[Start of SOURCE DATA]

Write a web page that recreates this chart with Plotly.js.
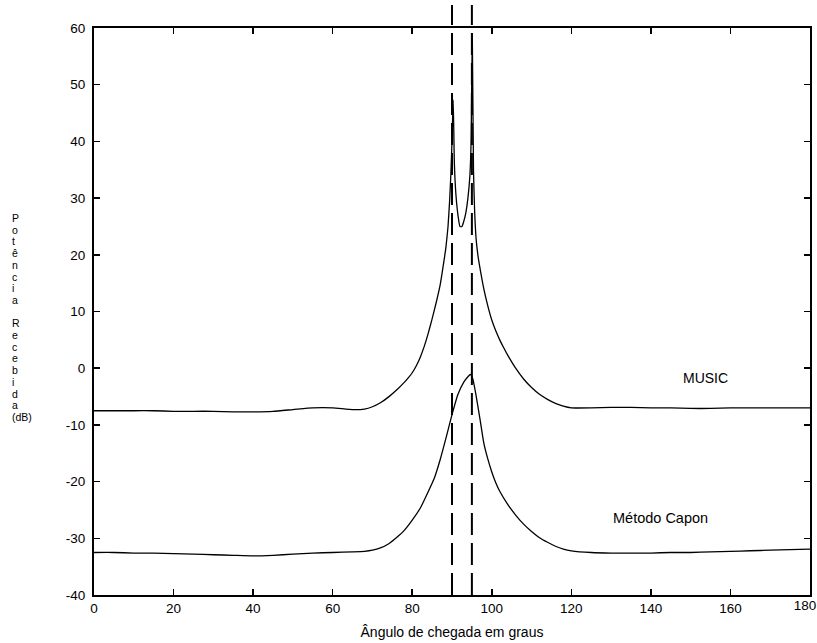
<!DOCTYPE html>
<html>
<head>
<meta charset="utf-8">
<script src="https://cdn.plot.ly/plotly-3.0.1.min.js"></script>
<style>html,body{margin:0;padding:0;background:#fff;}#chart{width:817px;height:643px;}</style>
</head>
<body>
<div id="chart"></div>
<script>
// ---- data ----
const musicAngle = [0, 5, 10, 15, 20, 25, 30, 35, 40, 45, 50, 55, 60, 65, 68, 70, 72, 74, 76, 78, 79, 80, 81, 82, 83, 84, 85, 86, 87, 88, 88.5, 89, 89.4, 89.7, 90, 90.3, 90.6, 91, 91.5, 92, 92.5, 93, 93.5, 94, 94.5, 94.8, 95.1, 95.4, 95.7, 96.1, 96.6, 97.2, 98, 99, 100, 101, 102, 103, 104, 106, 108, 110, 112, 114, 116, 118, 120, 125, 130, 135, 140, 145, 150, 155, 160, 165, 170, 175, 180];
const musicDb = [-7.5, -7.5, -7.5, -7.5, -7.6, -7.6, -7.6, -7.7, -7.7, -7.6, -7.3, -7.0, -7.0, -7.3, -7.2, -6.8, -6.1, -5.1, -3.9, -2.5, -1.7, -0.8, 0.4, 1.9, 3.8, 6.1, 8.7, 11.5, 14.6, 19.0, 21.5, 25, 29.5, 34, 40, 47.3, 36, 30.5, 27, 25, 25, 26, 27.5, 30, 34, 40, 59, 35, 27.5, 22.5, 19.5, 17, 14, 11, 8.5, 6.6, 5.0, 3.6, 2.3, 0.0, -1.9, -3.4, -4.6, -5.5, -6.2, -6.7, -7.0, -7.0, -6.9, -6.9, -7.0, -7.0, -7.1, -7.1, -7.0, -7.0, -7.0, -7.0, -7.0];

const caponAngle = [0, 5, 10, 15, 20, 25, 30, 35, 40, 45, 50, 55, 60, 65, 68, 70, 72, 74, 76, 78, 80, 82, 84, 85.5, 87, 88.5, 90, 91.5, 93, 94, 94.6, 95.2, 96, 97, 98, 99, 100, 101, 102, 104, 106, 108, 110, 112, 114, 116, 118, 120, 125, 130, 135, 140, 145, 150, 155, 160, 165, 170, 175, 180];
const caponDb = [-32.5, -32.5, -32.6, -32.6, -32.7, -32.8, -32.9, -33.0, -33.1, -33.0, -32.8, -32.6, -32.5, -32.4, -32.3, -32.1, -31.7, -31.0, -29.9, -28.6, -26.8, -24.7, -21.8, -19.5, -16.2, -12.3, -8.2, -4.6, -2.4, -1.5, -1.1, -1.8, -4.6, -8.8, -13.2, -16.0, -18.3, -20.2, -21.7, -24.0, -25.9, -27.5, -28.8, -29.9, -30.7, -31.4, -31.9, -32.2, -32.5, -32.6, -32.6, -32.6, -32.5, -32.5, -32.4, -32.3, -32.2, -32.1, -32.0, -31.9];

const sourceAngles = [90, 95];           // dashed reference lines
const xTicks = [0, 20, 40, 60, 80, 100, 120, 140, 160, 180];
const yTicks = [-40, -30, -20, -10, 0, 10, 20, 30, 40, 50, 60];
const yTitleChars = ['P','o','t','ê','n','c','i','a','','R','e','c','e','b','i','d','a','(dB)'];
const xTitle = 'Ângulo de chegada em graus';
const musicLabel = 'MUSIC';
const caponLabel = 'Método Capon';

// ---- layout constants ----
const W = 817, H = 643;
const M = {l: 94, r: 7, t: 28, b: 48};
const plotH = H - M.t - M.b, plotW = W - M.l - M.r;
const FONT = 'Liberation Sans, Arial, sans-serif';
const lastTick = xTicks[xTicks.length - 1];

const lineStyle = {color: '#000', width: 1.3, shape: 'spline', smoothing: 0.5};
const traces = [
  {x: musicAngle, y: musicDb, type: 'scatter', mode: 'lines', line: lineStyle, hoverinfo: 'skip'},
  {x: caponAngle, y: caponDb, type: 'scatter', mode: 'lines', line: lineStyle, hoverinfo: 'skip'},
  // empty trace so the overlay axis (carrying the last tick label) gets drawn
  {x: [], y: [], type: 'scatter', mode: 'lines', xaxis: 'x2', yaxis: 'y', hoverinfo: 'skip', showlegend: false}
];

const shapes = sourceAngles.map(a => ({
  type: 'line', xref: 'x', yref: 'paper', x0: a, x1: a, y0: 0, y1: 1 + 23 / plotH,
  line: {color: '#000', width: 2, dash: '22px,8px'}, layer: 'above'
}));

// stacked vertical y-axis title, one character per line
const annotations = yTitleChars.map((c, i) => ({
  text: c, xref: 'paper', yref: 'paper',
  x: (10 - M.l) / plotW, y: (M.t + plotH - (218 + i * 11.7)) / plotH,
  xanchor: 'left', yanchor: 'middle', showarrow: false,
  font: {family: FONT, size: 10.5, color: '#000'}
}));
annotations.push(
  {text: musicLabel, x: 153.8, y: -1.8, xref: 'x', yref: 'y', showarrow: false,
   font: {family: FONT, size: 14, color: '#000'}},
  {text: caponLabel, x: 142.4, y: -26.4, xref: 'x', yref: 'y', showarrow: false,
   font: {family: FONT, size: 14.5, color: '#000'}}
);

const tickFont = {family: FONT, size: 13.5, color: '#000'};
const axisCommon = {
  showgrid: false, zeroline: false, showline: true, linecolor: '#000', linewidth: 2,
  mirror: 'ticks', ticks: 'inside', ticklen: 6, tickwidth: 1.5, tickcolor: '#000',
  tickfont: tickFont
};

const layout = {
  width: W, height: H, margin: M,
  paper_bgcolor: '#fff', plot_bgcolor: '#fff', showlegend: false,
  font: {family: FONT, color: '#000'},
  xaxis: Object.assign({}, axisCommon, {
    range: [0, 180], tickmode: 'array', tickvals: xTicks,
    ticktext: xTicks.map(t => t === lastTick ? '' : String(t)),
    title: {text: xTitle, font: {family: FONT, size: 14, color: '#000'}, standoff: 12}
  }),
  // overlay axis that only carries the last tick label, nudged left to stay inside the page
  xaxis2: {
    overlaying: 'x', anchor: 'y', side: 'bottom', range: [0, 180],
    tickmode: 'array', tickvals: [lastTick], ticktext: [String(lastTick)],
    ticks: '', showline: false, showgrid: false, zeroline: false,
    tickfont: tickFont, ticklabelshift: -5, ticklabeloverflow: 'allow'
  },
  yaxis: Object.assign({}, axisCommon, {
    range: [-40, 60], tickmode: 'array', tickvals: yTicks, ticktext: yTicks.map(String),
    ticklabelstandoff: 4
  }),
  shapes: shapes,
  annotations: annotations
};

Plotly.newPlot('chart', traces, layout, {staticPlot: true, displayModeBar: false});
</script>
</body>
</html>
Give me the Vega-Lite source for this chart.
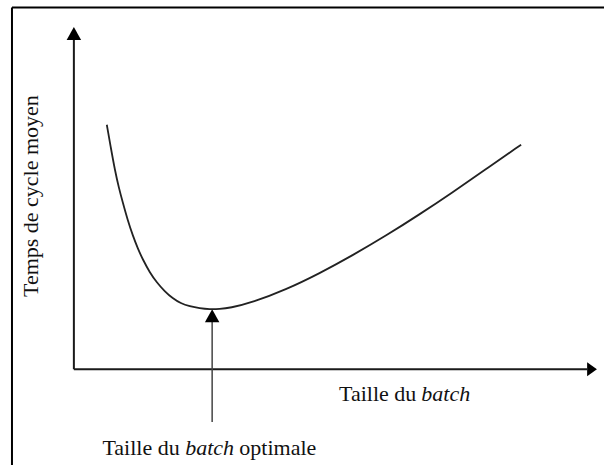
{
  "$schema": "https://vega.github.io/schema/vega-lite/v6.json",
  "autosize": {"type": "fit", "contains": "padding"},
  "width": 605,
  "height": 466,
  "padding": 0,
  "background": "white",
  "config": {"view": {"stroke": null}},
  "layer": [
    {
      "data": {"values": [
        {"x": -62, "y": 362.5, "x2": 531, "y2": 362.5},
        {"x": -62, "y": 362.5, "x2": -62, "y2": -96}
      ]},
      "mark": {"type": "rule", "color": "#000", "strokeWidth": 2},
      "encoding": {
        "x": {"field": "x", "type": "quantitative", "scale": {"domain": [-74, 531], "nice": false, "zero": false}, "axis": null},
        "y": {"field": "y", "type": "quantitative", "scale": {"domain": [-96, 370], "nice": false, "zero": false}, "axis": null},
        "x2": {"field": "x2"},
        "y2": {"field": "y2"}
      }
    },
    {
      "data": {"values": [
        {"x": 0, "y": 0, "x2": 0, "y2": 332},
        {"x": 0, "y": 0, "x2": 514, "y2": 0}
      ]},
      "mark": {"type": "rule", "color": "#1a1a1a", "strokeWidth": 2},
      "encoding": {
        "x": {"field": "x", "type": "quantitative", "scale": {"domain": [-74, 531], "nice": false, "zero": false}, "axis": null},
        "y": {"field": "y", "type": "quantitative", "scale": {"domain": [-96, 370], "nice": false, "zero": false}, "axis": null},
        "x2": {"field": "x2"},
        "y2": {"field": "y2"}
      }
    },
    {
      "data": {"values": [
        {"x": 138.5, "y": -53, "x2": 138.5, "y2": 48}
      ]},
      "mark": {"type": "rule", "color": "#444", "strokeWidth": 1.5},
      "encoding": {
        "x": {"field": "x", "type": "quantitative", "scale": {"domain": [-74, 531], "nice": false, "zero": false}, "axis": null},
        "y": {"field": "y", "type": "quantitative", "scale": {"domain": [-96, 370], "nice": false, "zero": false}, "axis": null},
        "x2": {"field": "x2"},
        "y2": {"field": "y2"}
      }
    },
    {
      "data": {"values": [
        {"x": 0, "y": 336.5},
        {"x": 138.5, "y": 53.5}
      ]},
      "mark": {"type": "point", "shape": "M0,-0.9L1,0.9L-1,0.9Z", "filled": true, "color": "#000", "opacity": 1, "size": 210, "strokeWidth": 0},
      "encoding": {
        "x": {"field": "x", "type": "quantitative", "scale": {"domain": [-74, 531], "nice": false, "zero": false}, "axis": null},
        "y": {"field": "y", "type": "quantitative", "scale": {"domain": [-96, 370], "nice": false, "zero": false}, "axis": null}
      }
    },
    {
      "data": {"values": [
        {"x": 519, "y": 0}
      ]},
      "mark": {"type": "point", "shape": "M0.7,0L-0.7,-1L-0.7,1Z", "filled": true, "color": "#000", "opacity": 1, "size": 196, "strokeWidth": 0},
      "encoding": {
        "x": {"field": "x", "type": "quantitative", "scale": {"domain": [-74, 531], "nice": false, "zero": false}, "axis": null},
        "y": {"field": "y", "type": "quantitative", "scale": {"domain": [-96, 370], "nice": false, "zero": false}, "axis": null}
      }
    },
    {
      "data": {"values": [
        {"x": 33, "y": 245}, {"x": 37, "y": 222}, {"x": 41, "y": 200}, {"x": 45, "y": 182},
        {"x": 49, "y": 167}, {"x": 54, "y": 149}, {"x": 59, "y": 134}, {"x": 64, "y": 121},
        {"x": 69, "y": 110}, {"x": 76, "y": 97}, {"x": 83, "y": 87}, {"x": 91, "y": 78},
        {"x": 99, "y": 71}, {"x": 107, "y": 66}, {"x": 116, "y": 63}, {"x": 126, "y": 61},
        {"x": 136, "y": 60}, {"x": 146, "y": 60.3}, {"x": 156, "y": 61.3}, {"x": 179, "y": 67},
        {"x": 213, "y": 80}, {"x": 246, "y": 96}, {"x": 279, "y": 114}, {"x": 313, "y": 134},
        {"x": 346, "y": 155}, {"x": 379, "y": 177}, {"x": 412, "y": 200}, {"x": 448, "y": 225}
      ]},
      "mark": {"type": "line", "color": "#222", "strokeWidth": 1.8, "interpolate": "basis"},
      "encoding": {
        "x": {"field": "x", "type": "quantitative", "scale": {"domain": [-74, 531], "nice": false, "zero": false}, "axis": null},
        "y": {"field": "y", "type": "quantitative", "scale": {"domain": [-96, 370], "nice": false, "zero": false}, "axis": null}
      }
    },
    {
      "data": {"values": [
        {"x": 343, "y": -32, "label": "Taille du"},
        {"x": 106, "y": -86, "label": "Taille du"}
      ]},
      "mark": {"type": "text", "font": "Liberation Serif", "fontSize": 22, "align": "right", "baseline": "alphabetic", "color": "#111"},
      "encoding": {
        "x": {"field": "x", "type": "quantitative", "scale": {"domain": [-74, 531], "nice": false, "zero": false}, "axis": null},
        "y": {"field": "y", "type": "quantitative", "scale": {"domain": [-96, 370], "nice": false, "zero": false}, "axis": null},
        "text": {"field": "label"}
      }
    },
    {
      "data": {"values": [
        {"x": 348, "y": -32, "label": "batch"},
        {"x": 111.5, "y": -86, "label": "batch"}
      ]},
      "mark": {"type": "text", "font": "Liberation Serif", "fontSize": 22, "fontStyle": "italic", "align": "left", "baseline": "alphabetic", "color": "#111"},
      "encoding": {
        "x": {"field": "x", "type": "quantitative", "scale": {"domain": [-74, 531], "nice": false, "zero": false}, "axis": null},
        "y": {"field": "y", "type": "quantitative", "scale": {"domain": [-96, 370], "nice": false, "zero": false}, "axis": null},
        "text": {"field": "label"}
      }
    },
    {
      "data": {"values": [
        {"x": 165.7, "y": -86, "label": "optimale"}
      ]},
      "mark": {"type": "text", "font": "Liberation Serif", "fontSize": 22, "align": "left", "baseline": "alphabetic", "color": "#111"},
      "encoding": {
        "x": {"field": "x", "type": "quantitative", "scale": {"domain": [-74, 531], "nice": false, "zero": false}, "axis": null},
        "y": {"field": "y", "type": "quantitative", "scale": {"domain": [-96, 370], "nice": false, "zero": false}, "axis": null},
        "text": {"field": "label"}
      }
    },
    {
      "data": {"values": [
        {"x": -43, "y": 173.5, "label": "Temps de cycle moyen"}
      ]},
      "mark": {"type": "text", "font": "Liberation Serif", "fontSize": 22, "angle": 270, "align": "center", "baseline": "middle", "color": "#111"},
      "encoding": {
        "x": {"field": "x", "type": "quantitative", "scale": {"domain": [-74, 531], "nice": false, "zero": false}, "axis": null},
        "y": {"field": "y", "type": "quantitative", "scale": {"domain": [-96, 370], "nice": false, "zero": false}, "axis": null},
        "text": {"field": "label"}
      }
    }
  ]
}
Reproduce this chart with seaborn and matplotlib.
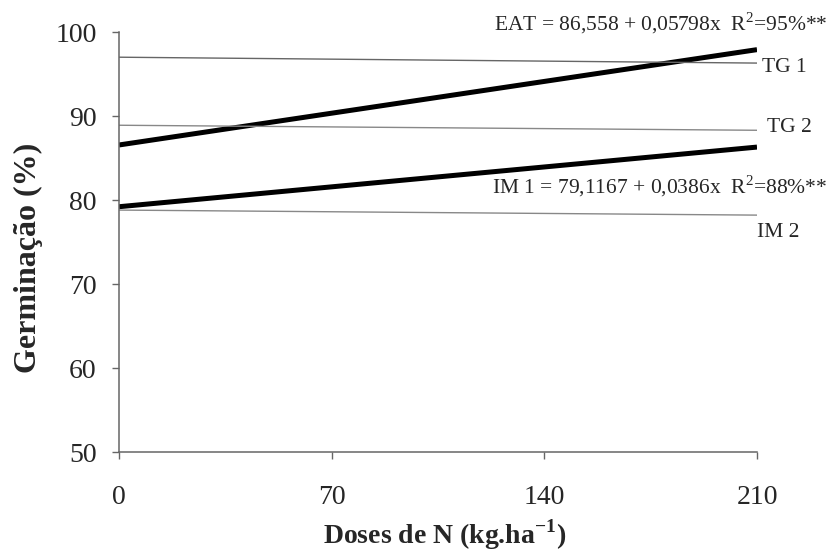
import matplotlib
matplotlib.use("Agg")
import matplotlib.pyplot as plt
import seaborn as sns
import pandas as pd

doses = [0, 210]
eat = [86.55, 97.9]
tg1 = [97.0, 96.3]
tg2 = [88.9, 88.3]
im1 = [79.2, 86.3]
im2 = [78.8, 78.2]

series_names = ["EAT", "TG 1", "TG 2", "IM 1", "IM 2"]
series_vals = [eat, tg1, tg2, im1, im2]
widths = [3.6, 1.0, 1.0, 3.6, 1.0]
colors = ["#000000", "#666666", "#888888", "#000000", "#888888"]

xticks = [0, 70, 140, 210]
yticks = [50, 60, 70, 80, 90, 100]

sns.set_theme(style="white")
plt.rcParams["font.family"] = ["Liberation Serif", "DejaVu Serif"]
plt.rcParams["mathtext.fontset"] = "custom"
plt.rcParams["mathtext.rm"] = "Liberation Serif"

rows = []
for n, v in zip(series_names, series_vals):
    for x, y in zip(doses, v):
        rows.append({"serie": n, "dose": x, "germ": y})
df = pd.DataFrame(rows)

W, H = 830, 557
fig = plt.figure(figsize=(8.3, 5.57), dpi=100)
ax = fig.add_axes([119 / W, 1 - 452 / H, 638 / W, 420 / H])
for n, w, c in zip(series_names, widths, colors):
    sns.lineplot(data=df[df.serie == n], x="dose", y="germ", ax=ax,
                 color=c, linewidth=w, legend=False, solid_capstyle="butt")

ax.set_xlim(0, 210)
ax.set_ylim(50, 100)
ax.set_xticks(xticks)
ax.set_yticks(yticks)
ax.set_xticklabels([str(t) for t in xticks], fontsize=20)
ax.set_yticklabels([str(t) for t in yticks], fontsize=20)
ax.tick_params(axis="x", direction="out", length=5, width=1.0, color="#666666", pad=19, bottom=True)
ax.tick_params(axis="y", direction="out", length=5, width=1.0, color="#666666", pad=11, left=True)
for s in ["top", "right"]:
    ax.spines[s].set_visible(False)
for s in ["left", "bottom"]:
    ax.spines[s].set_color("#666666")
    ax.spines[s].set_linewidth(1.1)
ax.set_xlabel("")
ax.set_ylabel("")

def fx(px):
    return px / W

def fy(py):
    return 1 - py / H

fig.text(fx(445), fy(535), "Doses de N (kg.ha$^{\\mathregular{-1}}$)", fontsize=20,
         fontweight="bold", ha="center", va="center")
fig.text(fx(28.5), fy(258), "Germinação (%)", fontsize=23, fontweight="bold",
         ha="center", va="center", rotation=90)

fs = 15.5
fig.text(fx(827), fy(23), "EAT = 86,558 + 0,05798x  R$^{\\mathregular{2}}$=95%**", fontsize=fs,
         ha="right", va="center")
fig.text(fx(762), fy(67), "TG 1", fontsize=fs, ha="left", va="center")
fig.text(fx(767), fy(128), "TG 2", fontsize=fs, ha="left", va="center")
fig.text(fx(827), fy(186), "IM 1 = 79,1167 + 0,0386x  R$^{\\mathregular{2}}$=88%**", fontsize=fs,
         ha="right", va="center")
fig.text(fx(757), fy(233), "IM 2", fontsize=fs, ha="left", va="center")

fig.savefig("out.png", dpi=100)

[End of SOURCE DATA]

WORK INSTRUCTIONS: Extract, from the material above, each line holding the word "matplotlib".

ANSWER IN FULL:
Reproduce this chart with seaborn and matplotlib.
import matplotlib
matplotlib.use("Agg")
import matplotlib.pyplot as plt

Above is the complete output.